A second limitation of our study is that it does not include validation of the results using a completely independent dataset. The experiment we conducted using a positive-control-pathway with known breast cancer susceptibility genes provides us validation that our approach has high power to detect pathways containing multiple weakly associated susceptibility genes. Therefore, the top ranked pathways in our study should be prime targets for future analyses in independent datasets.

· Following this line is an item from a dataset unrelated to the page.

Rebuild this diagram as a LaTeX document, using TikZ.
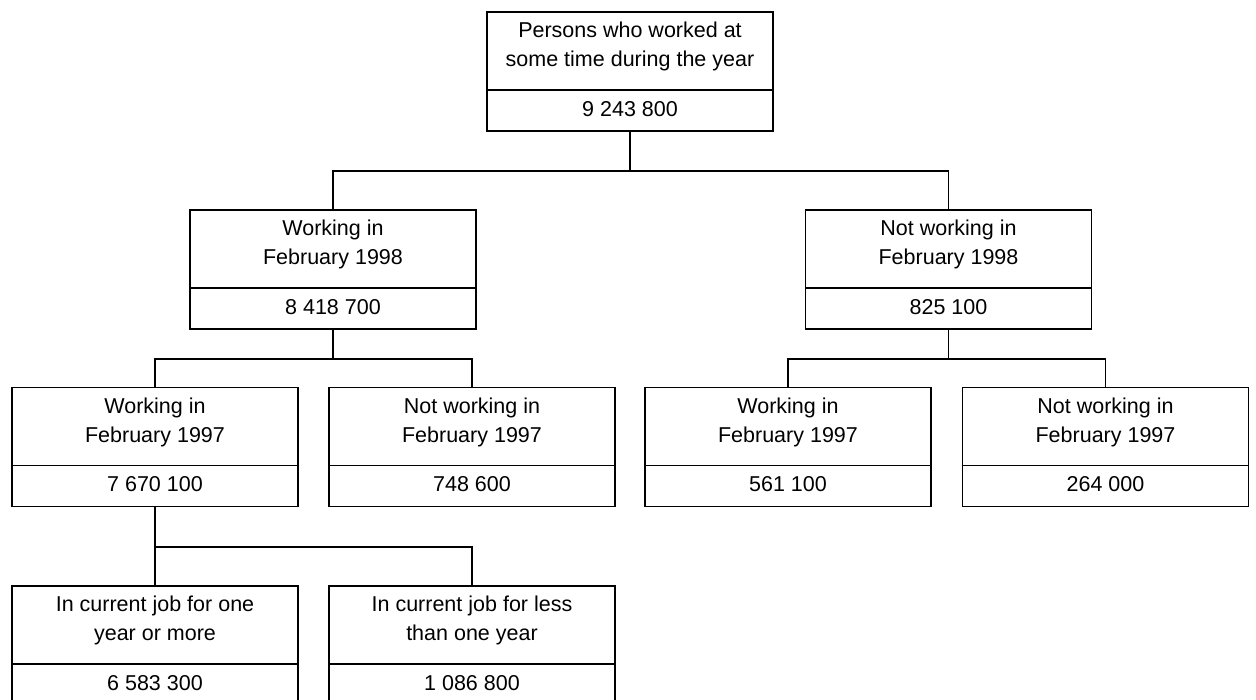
\documentclass[tikz,border=0pt]{standalone}
\usepackage{fontspec}
\setmainfont{Liberation Sans}
\newcommand{\firststrut}{\rule[-13pt]{0pt}{33pt}}
\newcommand{\laststrut}{\rule[-12pt]{0pt}{25pt}}

\begin{document}
\begin{tikzpicture}[x=1pt, y=-1pt,
    lbl/.style={draw, line width=1.2pt, minimum width=286pt, minimum height=78pt, inner sep=0pt,
      outer sep=0pt, align=center, font=\fontsize{21.5}{29}\selectfont,
      execute at begin node=\firststrut, execute at end node=\laststrut},
    num/.style={draw, line width=1.2pt, anchor=north, minimum width=286pt, minimum height=41pt,
      inner sep=0pt, outer sep=0pt, font=\fontsize{21.5}{29}\selectfont, text height=15.4pt, text depth=4pt},
    link/.style={line width=1.1pt}]
    \useasboundingbox (0,0) rectangle (1256,700);
    \clip (0,0) rectangle (1256,700);
    % top
    \node[lbl] (persons) at (630,51) {Persons who worked at\\some time during the year};
    \node[num] (personsN) at (persons.south) {9 243 800};
    % February 1998
    \node[lbl] (work98) at (333,249) {Working in\\February 1998};
    \node[num] (work98N) at (work98.south) {8 418 700};
    \node[lbl] (notwork98) at (948.5,249) {Not working in\\February 1998};
    \node[num] (notwork98N) at (notwork98.south) {825 100};
    % February 1997
    \node[lbl] (workA) at (155,426.5) {Working in\\February 1997};
    \node[num] (workAN) at (workA.south) {7 670 100};
    \node[lbl] (notworkA) at (472,426.5) {Not working in\\February 1997};
    \node[num] (notworkAN) at (notworkA.south) {748 600};
    \node[lbl] (workB) at (788,426.5) {Working in\\February 1997};
    \node[num] (workBN) at (workB.south) {561 100};
    \node[lbl] (notworkB) at (1105.5,426.5) {Not working in\\February 1997};
    \node[num] (notworkBN) at (notworkB.south) {264 000};
    % current job
    \node[lbl] (oldjob) at (155,625) {In current job for one\\year or more};
    \node[num] (oldjobN) at (oldjob.south) {6 583 300};
    \node[lbl] (newjob) at (472,625) {In current job for less\\than one year};
    \node[num] (newjobN) at (newjob.south) {1 086 800};
    %
    \coordinate (j0) at (630,171);
    \coordinate (j1) at (333,359);
    \coordinate (j2) at (948.5,359);
    \coordinate (j3) at (155,547);
    \draw[link] (personsN.south) -- (j0);
    \draw[link] (work98.north) |- (j0) -| (notwork98.north);
    \draw[link] (work98N.south) -- (j1);
    \draw[link] (workA.north) |- (j1) -| (notworkA.north);
    \draw[link] (notwork98N.south) -- (j2);
    \draw[link] (workB.north) |- (j2) -| (notworkB.north);
    \draw[link] (workAN.south) -- (j3);
    \draw[link] (oldjob.north) |- (j3) -| (newjob.north);
\end{tikzpicture}
\end{document}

In conclusion, our results suggest that genetic alterations associated with the top three pathways and one canonical signaling cascade in our study may contribute to breast cancer susceptibility. Ultimately, additional studies would be needed to confirm and further explore the genetic variations underlying the association of these pathways with breast cancer. Moreover, this study highlights the potential insight that could be gained by pathway-based approach as a complimentary method to the primary single-SNP analysis of GWAS. Particularly, the organization of multiple association signals according to underlying biological processes may improve our understanding about the cellular mechanisms underlying this too common malignancy.
This research was supported in part by the Intramural Research Program of the NIH/National Cancer Institute.
The authors have no conflicts to disclose.